The day I was there I had the unbelievable luck to be chosen to be on the same court with two of the greatest women players of that time, namely Maria Bueno from Brazil and Christine Truman, then ranked number two in the world.
When we were not on court, we could watch, walk around and talk to any of the players.

In my little modest ‘day bag’ I had my autograph book and a pen.
And while I knew this faded red covered book was tucked away in a large card box containing ‘miscellaneous’ treasures was in the top of a floor to ceiling cupboard at my mother’s home, a severe injury put paid to any idea of searching.
Even without the hard evidence, I clearly remember many of the entries. There was standard ‘by hook or by crook…’ on the first page followed by the timeless, ‘roses are red….’ etc. One stands out though. Penned by my headmaster in a country town it begins…“Elizabeth, a lovely name.
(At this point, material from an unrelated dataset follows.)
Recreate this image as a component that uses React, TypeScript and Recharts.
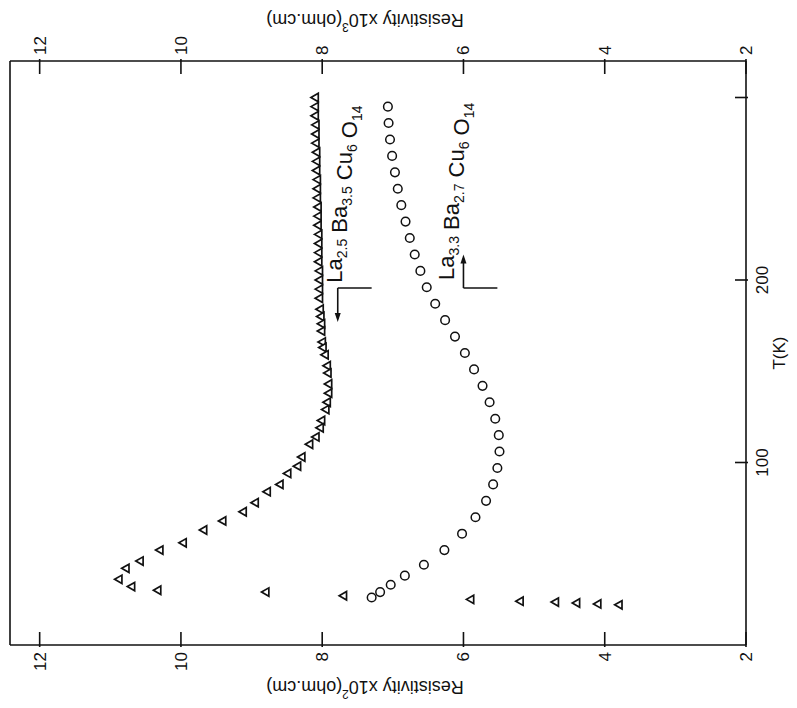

The Queen of England has the same..”
And as for my day at the 1961 NSW Tennis Open, my autograph book was signed by some of the great players of that including Neale Fraser, Rod Laver, Roy Emerson, Ken Rosewall, Harry Hopman, Lew Hoad and Fred Stolle to remember a few.
Along with Maria Bueno and Christine Truman I recall Margaret Smith’s name along with that of a young Billie Jean Moffitt, years before she became Mrs King.
No squizzles, no wavy scrawls – full names all written clearly.
These great players of another era were all unsophisticated young men and women. And as this was eight years before the Open Era, they were all amateurs.